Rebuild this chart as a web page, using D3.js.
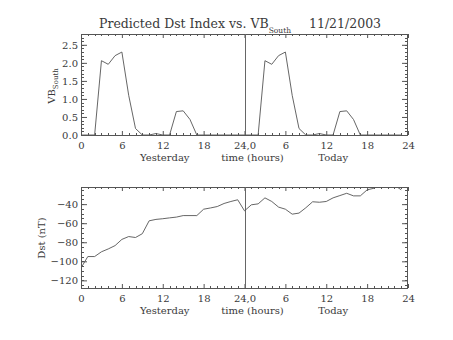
<!DOCTYPE html>
<html>
<head>
<meta charset="utf-8">
<script src="https://cdn.jsdelivr.net/npm/d3@7"></script>
<style>
  html, body { margin: 0; padding: 0; background: #fff; }
  svg { display: block; }
  text { font-family: "DejaVu Serif", "Liberation Serif", serif; fill: #3a3a3a; }
</style>
</head>
<body>
<svg id="chart" width="453" height="340"></svg>
<script>
// Hourly values: yesterday 0..23 followed by today 0..23
const hoursYesterday = d3.range(0, 24);
const hoursToday = d3.range(24, 48);

const vbYesterday = [0, 0, 0, 2.06, 1.96, 2.2, 2.3, 1.1, 0.18, 0, 0, 0.04, 0, 0, 0.65, 0.67, 0.43, 0, 0, 0, 0, 0, 0, 0];
const vbToday     = [0, 0, 0, 2.06, 1.96, 2.2, 2.3, 1.1, 0.18, 0, 0, 0.04, 0, 0, 0.65, 0.67, 0.43, 0, 0, 0, 0, 0, 0, 0];

const dstYesterday = [-107, -95, -95, -90, -87, -83.5, -77, -74, -75, -71, -57.5, -56,
                      -55.3, -54.4, -53.6, -52, -52, -52, -45.3, -44, -42.5, -39.3, -37.2, -35.4];
const dstToday     = [-47, -40.7, -39.7, -33.4, -37.2, -43.1, -45.3, -50.5, -49.4, -43.8, -37.5, -38,
                      -37.2, -33.4, -31, -28.6, -31.3, -31.3, -25, -23.3, -20, -19, -20, -25];

const xTickValues = [0, 6, 12, 18, 24, 30, 36, 42, 48];
const xTickLabels = ["0", "6", "12", "18", "24,0", "6", "12", "18", "24"];
const vbTicks = [0, 0.5, 1.0, 1.5, 2.0, 2.5];
const dstTicks = [-120, -100, -80, -60, -40];

const hours = hoursYesterday.concat(hoursToday);
const vb = vbYesterday.concat(vbToday);
const dst = dstYesterday.concat(dstToday);

const svg = d3.select("#chart");
const left = 81, right = 408;
const x = d3.scaleLinear().domain([0, 48]).range([left, right]);

const stroke = "#555";

function panel(cfg) {
  const y = d3.scaleLinear().domain(cfg.domain).range([cfg.bottom, cfg.top]);
  const g = svg.append("g");
  const clipId = "clip-" + cfg.id;
  svg.append("clipPath").attr("id", clipId)
    .append("rect").attr("x", left).attr("y", cfg.top)
    .attr("width", right - left).attr("height", cfg.bottom - cfg.top);

  // minor ticks
  const xMinor = d3.range(0, 49).filter(h => h % 6 !== 0);
  const yMinor = d3.range(cfg.domain[0], cfg.domain[1] + 1e-9, cfg.minorStep)
    .map(v => Math.round(v / cfg.minorStep) * cfg.minorStep)
    .filter(v => v >= cfg.domain[0] && v <= cfg.domain[1]);
  const minor = g.append("g").attr("stroke", stroke).attr("stroke-width", 1);
  xMinor.forEach(h => {
    const px = Math.round(x(h)) + 0.5;
    minor.append("line").attr("x1", px).attr("x2", px).attr("y1", cfg.bottom).attr("y2", cfg.bottom - 2);
    minor.append("line").attr("x1", px).attr("x2", px).attr("y1", cfg.top).attr("y2", cfg.top + 2);
  });
  yMinor.forEach(v => {
    const py = Math.round(y(v)) + 0.5;
    minor.append("line").attr("x1", left).attr("x2", left + 3).attr("y1", py).attr("y2", py);
    minor.append("line").attr("x1", right).attr("x2", right - 3).attr("y1", py).attr("y2", py);
  });

  // major axes
  const axB = d3.axisBottom(x).tickValues(xTickValues).tickSize(-4).tickSizeOuter(0)
    .tickPadding(7).tickFormat((d, i) => xTickLabels[i]);
  const axT = d3.axisTop(x).tickValues(xTickValues).tickSize(-4).tickSizeOuter(0).tickFormat("");
  const axL = d3.axisLeft(y).tickValues(cfg.ticks).tickSize(-6).tickSizeOuter(0)
    .tickPadding(3).tickFormat(cfg.format);
  const axR = d3.axisRight(y).tickValues(cfg.ticks).tickSize(-6).tickSizeOuter(0).tickFormat("");

  [[axB, `translate(0,${cfg.bottom})`], [axT, `translate(0,${cfg.top})`],
   [axL, `translate(${left},0)`], [axR, `translate(${right},0)`]].forEach(([ax, tr]) => {
    const a = g.append("g").attr("transform", tr).call(ax);
    a.select(".domain").remove();
    a.selectAll("line").attr("stroke", stroke);
    a.selectAll("text").attr("font-size", 10)
      .attr("font-family", "DejaVu Serif, serif").attr("fill", "#3a3a3a");
  });

  // frame
  g.append("rect").attr("x", left + 0.5).attr("y", cfg.top + 0.5)
    .attr("width", right - left - 1).attr("height", cfg.bottom - cfg.top)
    .attr("fill", "none").attr("stroke", stroke).attr("stroke-width", 1);

  // day separator
  const sx = Math.round(x(24)) + 0.5;
  g.append("line").attr("x1", sx).attr("x2", sx).attr("y1", cfg.top).attr("y2", cfg.bottom)
    .attr("stroke", "#666").attr("stroke-width", 1);

  // data line
  const line = d3.line().x((d, i) => x(hours[i])).y(d => y(d));
  g.append("path").datum(cfg.values).attr("d", line)
    .attr("clip-path", `url(#${clipId})`)
    .attr("fill", "none").attr("stroke", stroke).attr("stroke-width", 0.9);

  // x titles
  const ty = cfg.bottom + 25.5;
  g.append("text").attr("x", x(12) + 2).attr("y", ty).attr("text-anchor", "middle")
    .attr("font-size", 10).text("Yesterday");
  g.append("text").attr("x", x(24) + 8).attr("y", ty).attr("text-anchor", "middle")
    .attr("font-size", 10).text("time (hours)");
  g.append("text").attr("x", x(36) + 7).attr("y", ty).attr("text-anchor", "middle")
    .attr("font-size", 10).text("Today");
  return y;
}

panel({ id: "vb", top: 34, bottom: 135, domain: [0, 2.8], ticks: vbTicks, minorStep: 0.1,
        format: d3.format(".1f"), values: vb });
panel({ id: "dst", top: 187, bottom: 288, domain: [-128, -22], ticks: dstTicks, minorStep: 5,
        format: d => "\u2212" + Math.abs(d), values: dst });

// y titles
const vbLabel = svg.append("text").attr("transform", "translate(55,86) rotate(-90)")
  .attr("text-anchor", "middle").attr("font-size", 10);
vbLabel.append("tspan").text("VB");
vbLabel.append("tspan").attr("font-size", 7).attr("dy", 3).text("South");

svg.append("text").attr("transform", "translate(45,238) rotate(-90)")
  .attr("text-anchor", "middle").attr("font-size", 10).text("Dst (nT)");

// title
const title = svg.append("text").attr("x", 99).attr("y", 28).attr("font-size", 12.5);
title.append("tspan").text("Predicted Dst Index vs. VB");
title.append("tspan").attr("font-size", 7.5).attr("dy", 5).text("South");
svg.append("text").attr("x", 309).attr("y", 28).attr("font-size", 12.5).text("11/21/2003");
</script>
</body>
</html>
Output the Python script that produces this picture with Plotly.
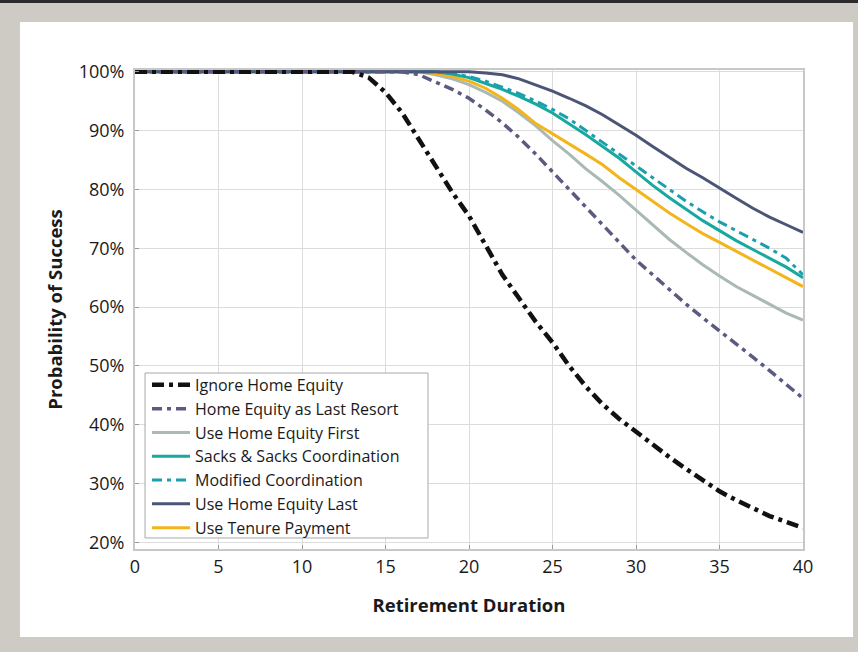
import plotly.graph_objects as go

years = list(range(0, 41))

ignore_home_equity = [100]*14 + [99.0, 96.5, 93.0, 88.5, 84.0, 79.5, 75.5, 70.5, 65.5, 61.5, 57.5, 54.0,
                              50.0, 46.5, 43.5, 41.0, 38.8, 36.5, 34.5, 32.5, 30.5, 28.7, 27.2, 25.8, 24.5, 23.5, 22.5]
last_resort = [100]*17 + [99.5, 98.3, 97.0, 95.5, 93.5, 91.3, 88.8, 86.0, 83.0, 80.0, 77.0, 74.0, 71.0,
                          68.0, 65.5, 63.0, 60.5, 58.2, 56.0, 53.8, 51.5, 49.2, 46.8, 44.5]
equity_first = [100]*18 + [99.5, 98.8, 97.8, 96.5, 95.0, 93.0, 90.8, 88.3, 86.0, 83.5, 81.3, 79.0,
                           76.5, 74.0, 71.5, 69.3, 67.2, 65.3, 63.5, 62.0, 60.5, 59.0, 57.8]
sacks_coordination = [100]*19 + [99.6, 99.0, 98.0, 97.0, 95.8, 94.5, 93.0, 91.2, 89.3, 87.3, 85.3,
                                 83.0, 80.7, 78.6, 76.6, 74.7, 73.0, 71.3, 69.8, 68.3, 66.8, 65.0]
modified_coordination = [100]*19 + [99.7, 99.2, 98.4, 97.4, 96.3, 95.0, 93.6, 92.0, 90.0, 88.0, 86.0,
                                    84.0, 82.0, 80.0, 78.0, 76.2, 74.5, 73.0, 71.5, 70.0, 68.3, 65.5]
equity_last = [100]*21 + [99.8, 99.5, 98.8, 97.8, 96.7, 95.5, 94.2, 92.7, 91.0, 89.2, 87.3, 85.5,
                          83.6, 82.0, 80.2, 78.5, 76.8, 75.3, 74.0, 72.7]
tenure_payment = [100]*18 + [99.7, 99.2, 98.4, 97.2, 95.5, 93.5, 91.2, 89.5, 87.8, 86.0, 84.2, 82.0,
                             80.0, 78.0, 76.0, 74.2, 72.5, 71.0, 69.5, 68.0, 66.5, 65.0, 63.5]

series = [
    ("Ignore Home Equity", ignore_home_equity, "#111111", 4.5, "12px,5px,4px,5px"),
    ("Home Equity as Last Resort", last_resort, "#5b5b82", 3.5, "10px,5px,4px,5px"),
    ("Use Home Equity First", equity_first, "#aab9b1", 3, "solid"),
    ("Sacks & Sacks Coordination", sacks_coordination, "#17a8a0", 3, "solid"),
    ("Modified Coordination", modified_coordination, "#1a9fae", 3, "10px,5px,4px,5px"),
    ("Use Home Equity Last", equity_last, "#4b5677", 3, "solid"),
    ("Use Tenure Payment", tenure_payment, "#f4b41c", 3, "solid"),
]

x_ticks = [0, 5, 10, 15, 20, 25, 30, 35, 40]
y_ticks = [20, 30, 40, 50, 60, 70, 80, 90, 100]
y_tick_labels = ["20%", "30%", "40%", "50%", "60%", "70%", "80%", "90%", "100%"]

fig = go.Figure()
draw_order = [2, 6, 3, 4, 5, 1, 0]
for i in draw_order:
    name, vals, color, w, dash = series[i]
    fig.add_trace(go.Scatter(
        x=years, y=vals, mode="lines", name=name,
        line=dict(color=color, width=w, dash=dash),
        legendrank=i + 1,
    ))

FONT = "Open Sans"
fig.update_layout(
    width=858, height=652,
    margin=dict(l=135, r=55, t=70, b=103),
    paper_bgcolor="#cecac4",
    plot_bgcolor="white",
    font=dict(family=FONT, color="#1a1a1a", size=18),
    showlegend=True,
    legend=dict(
        x=0.018, y=0.378, xanchor="left", yanchor="top",
        bgcolor="rgba(0,0,0,0)", borderwidth=0,
        font=dict(family=FONT, size=16, color="#1a1a1a"),
        itemwidth=38,
    ),
    xaxis=dict(
        range=[0, 40], tickvals=x_ticks, ticktext=[str(v) for v in x_ticks],
        showgrid=True, gridcolor="#dcdcdc", gridwidth=1,
        showline=True, mirror=True, linecolor="#c8c8c8", linewidth=2,
        ticks="inside", ticklen=4, tickcolor="#9a9a9a",
        zeroline=False,
        title=dict(text="<b>Retirement Duration</b>", standoff=22, font=dict(size=18.5)),
    ),
    yaxis=dict(
        range=[18.9, 100.3], tickvals=y_ticks, ticktext=y_tick_labels,
        showgrid=True, gridcolor="#dcdcdc", gridwidth=1,
        showline=True, mirror=True, linecolor="#c8c8c8", linewidth=2,
        ticks="inside", ticklen=4, tickcolor="#9a9a9a",
        ticklabelstandoff=5,
        zeroline=False,
        title=dict(text="<b>Probability of Success</b>", standoff=11, font=dict(size=18.5)),
    ),
    shapes=[
        dict(type="rect", xref="paper", yref="paper", layer="below",
             x0=-0.1722, x1=1.0749, y0=-0.1837, y1=1.1002,
             fillcolor="white", line=dict(width=0)),
        dict(type="rect", xref="paper", yref="paper", layer="below",
             x0=-0.21, x1=1.09, y0=1.1399, y1=1.1462,
             fillcolor="#2b2b2b", line=dict(width=0)),
        dict(type="rect", xref="paper", yref="paper", layer="above",
             x0=0.015, x1=0.4386, y0=0.023, y1=0.3674,
             fillcolor="white", line=dict(width=1, color="#a8a8a8")),
    ],
)

fig.write_html(
    "out.html",
    config={"displayModeBar": False},
    post_script="document.body.style.margin='0';document.body.style.overflow='hidden';document.documentElement.style.overflow='hidden';",
)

────

== Work instructions ==
Without the pictures, give again exactly the lines above starting at the line containing "Output the Python" and ending at the line containing "66.5, 65.0, 63.5]".

== Full response ==
Output the Python script that produces this picture with Plotly.
import plotly.graph_objects as go

years = list(range(0, 41))

ignore_home_equity = [100]*14 + [99.0, 96.5, 93.0, 88.5, 84.0, 79.5, 75.5, 70.5, 65.5, 61.5, 57.5, 54.0,
                              50.0, 46.5, 43.5, 41.0, 38.8, 36.5, 34.5, 32.5, 30.5, 28.7, 27.2, 25.8, 24.5, 23.5, 22.5]
last_resort = [100]*17 + [99.5, 98.3, 97.0, 95.5, 93.5, 91.3, 88.8, 86.0, 83.0, 80.0, 77.0, 74.0, 71.0,
                          68.0, 65.5, 63.0, 60.5, 58.2, 56.0, 53.8, 51.5, 49.2, 46.8, 44.5]
equity_first = [100]*18 + [99.5, 98.8, 97.8, 96.5, 95.0, 93.0, 90.8, 88.3, 86.0, 83.5, 81.3, 79.0,
                           76.5, 74.0, 71.5, 69.3, 67.2, 65.3, 63.5, 62.0, 60.5, 59.0, 57.8]
sacks_coordination = [100]*19 + [99.6, 99.0, 98.0, 97.0, 95.8, 94.5, 93.0, 91.2, 89.3, 87.3, 85.3,
                                 83.0, 80.7, 78.6, 76.6, 74.7, 73.0, 71.3, 69.8, 68.3, 66.8, 65.0]
modified_coordination = [100]*19 + [99.7, 99.2, 98.4, 97.4, 96.3, 95.0, 93.6, 92.0, 90.0, 88.0, 86.0,
                                    84.0, 82.0, 80.0, 78.0, 76.2, 74.5, 73.0, 71.5, 70.0, 68.3, 65.5]
equity_last = [100]*21 + [99.8, 99.5, 98.8, 97.8, 96.7, 95.5, 94.2, 92.7, 91.0, 89.2, 87.3, 85.5,
                          83.6, 82.0, 80.2, 78.5, 76.8, 75.3, 74.0, 72.7]
tenure_payment = [100]*18 + [99.7, 99.2, 98.4, 97.2, 95.5, 93.5, 91.2, 89.5, 87.8, 86.0, 84.2, 82.0,
                             80.0, 78.0, 76.0, 74.2, 72.5, 71.0, 69.5, 68.0, 66.5, 65.0, 63.5]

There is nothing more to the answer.